Nesta, que considera uma “jornada de aprendizagem incrível”, sente que tem a oportunidade de enriquecer os seus conhecimentos e de melhorar o espírito crítico. “Além disso, tem sido uma oportunidade única para criar novos laços profissionais e pessoais, nacionais e internacionais. A investigação no MicroART não se limita apenas a estudar a resistência aos antibióticos, mas também outros aspetos dos microrganismos em diversas áreas científicas”, sublinha.
Atualmente, Vanessa Silva dedica-se sobretudo à resistência aos antibióticos por parte de diversos géneros de bactérias no contexto de “uma só saúde”, assim como “a habilidade destas bactérias para produzirem biofilme, o que inclui isolamento de bactérias de amostras de humanos hospitalizados e da comunidade, animais de companhia, de produção e selvagens, e meio ambiente como solos e águas superficiais, realização de antibiogramas de modo a avaliar as resistências aos antibióticos por parte das bactérias isoladas, investigação dos genes de resistência, virulência e dos proteomas.” Em 2018, obteve uma bolsa de doutoramento financiada pela Fundação para a Ciência e Tecnologia para desenvolver o seu projeto de tese intitulado “Integrating multiple ‘omics’ analysis of methicillin-resistant Staphylococcus aureus (MRSA) biofilms: a One Health approach to a global threat”.

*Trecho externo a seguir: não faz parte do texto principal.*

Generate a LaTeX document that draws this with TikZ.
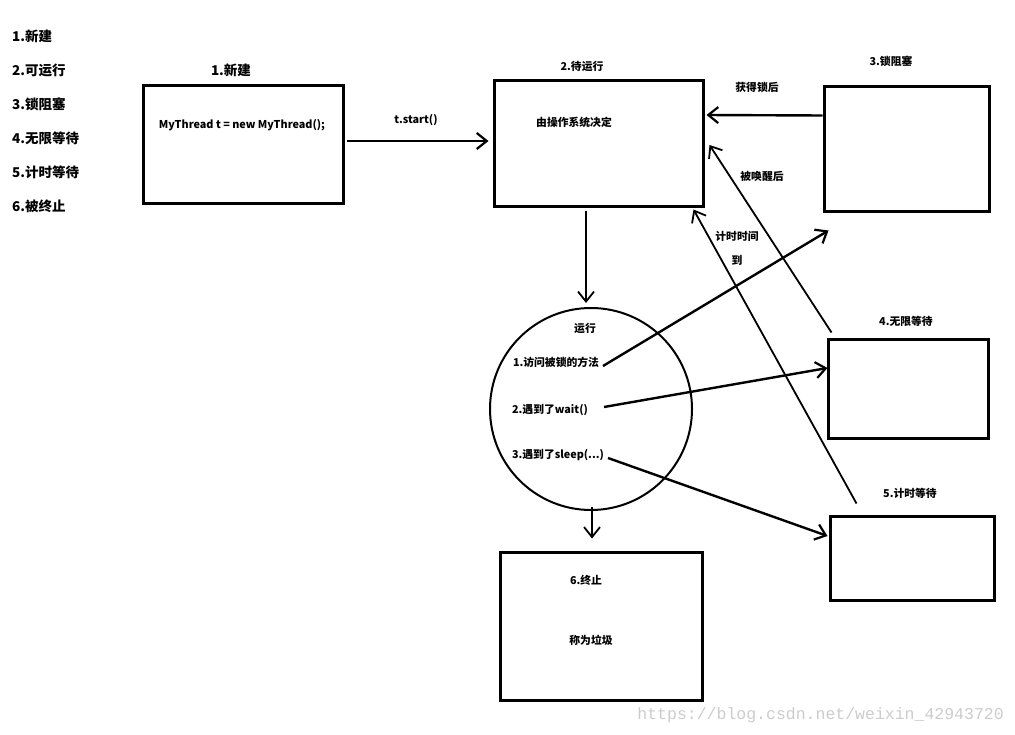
\documentclass[tikz,border=0pt]{standalone}
\usepackage{fontspec}
\setmainfont{Noto Sans CJK SC}
\newfontfamily\wmfont{Liberation Mono}
\usetikzlibrary{arrows.meta,calc}
\begin{document}
\begin{tikzpicture}[x=1pt,y=-1pt,
  box/.style={draw,line width=3pt,rectangle,inner sep=0pt},
  lbl/.style={font=\fontsize{10.8}{12}\selectfont\bfseries,inner sep=0pt},
  biglbl/.style={font=\fontsize{13.5}{16}\selectfont\bfseries,inner sep=0pt},
  conn/.style={line width=2.4pt,-{Straight Barb[length=10pt,width=16pt,line width=2.2pt]}},
  thin/.style={line width=1.8pt,-{Straight Barb[length=10pt,width=16pt,line width=1.8pt]}}]
\useasboundingbox (0,0) rectangle (1015,735);
% legend
\node[biglbl,anchor=west] (l1) at (12,36) {1.新建};
\node[biglbl,anchor=west] (l2) at (12,70) {2.可运行};
\node[biglbl,anchor=west] (l3) at (12,104) {3.锁阻塞};
\node[biglbl,anchor=west] (l4) at (12,138) {4.无限等待};
\node[biglbl,anchor=west] (l5) at (12,172) {5.计时等待};
\node[biglbl,anchor=west] (l6) at (12,206) {6.被终止};
% boxes
\node[box,minimum width=200pt,minimum height=118pt] (b1) at (243,145) {};
\node[box,minimum width=209pt,minimum height=126pt] (b2) at (598.5,144) {};
\node[box,minimum width=165pt,minimum height=125pt] (b3) at (906.5,149.5) {};
\node[box,minimum width=160pt,minimum height=98pt] (b4) at (908,389) {};
\node[box,minimum width=164pt,minimum height=84pt] (b5) at (912,558) {};
\node[box,minimum width=202pt,minimum height=148pt] (b6) at (601,626) {};
\node[draw,circle,line width=2pt,minimum size=202pt,inner sep=0pt] (c) at (591,409) {};
% labels
\node[biglbl] (h1) at (231,70) {1.新建};
\node[lbl] (m1) at (242,125) {MyThread t = new MyThread();};
\node[lbl] (h2) at (582,66) {2.待运行};
\node[lbl] (m2) at (574,122) {由操作系统决定};
\node[lbl] (h3) at (891,61) {3.锁阻塞};
\node[lbl] (h4) at (906,321) {4.无限等待};
\node[lbl] (h5) at (910,493) {5.计时等待};
\node[lbl] (h6) at (586,580) {6.终止};
\node[lbl] (m6) at (591,640) {称为垃圾};
\node[lbl] (cr) at (585,328) {运行};
\node[lbl] (t1) at (556,362) {1.访问被锁的方法};
\node[lbl] (t2) at (550,410) {2.遇到了wait()};
\node[lbl] (t3) at (558,455) {3.遇到了sleep(...)};
\node[lbl] (e0) at (416,120) {t.start()};
\node[lbl] (e1) at (757,87) {获得锁后};
\node[lbl] (e2) at (762,176) {被唤醒后};
\node[lbl] (e3) at (737,236) {计时时间};
\node[lbl] (e3b) at (737,260) {到};
\node[font=\wmfont\fontsize{16.5}{18}\selectfont,text=black!20,anchor=east,inner sep=0pt] (wm) at (1004,715) {https://blog.csdn.net/weixin\_42943720};
% connectors
\coordinate (s1) at ($(c.center)+(12,-43)$);
\coordinate (s2) at ($(c.center)+(13,-2)$);
\coordinate (s3) at ($(c.center)+(17,49)$);
\draw[conn,shorten >=4pt] ($(b1.east)+(2,-4)$) -- ($(b2.west)+(0,-3)$);
\draw[thin,shorten >=4pt] (c.north |- b2.south) ++(-5,3) -- ($(c.north)+(-5,0)$);
\draw[thin,shorten >=12pt] ($(c.south)+(1,-4)$) -- ($(b6.north)+(-9,0)$);
\draw[conn,shorten >=2pt] ($(b3.west)+(0,-34)$) -- ($(b2.east)+(0,-29)$);
\draw[thin] ($(b4.north west)+(5,-6)$) -- ($(b2.east)+(5,1)$);
\draw[thin] ($(b5.north west)+(28,-11)$) -- ($(b2.south east)+(-11,1)$);
\draw[conn] (s1) -- ($(b3.south west)+(6,17)$);
\draw[conn] (s2) -- ($(b4.west)+(1,-21)$);
\draw[conn] (s3) -- ($(b5.west)+(-1,-22)$);
\end{tikzpicture}
\end{document}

Patrícia Poeta confessa que não é tarefa fácil passar o conceito aos estudantes de que, para fazerem tratamento, têm de conhecer a etiologia e fazer um correto diagnóstico, o que pode passar pelo laboratório e pela microbiologia médica / veterinária. “O conceito de médico veterinário ainda tem uma grande conotação com a parte clínica. Contudo, tenho sempre incentivado os meus estudantes a desenvolverem parte da sua formação académica e atividades de investigação, quer em Portugal, quer em outros países europeus, de forma a contactarem com outras realidades de ensino”, conclui.
Áreas de investigação prioritárias no MicroART
– Genómica e proteómica aplicada à resistência a antibióticos;
– Genómica aplicada ao estudo dos fatores de virulência bacterianos;
– Os probióticos em biotecnologia e na saúde;
– Alternativas ao uso dos antibióticos;
– O MicroART foi pioneiro no estudo de resistências a antibióticos em bactérias do lince ibérico tendo, para este efeito, celebrado uma cooperação com a Conselharia do Meio Ambiente da Andaluzia, em Espanha, já em 2009.
*Artigo publicado originalmente na edição 148, de abril de 2021, da VETERINÁRIA ATUAL.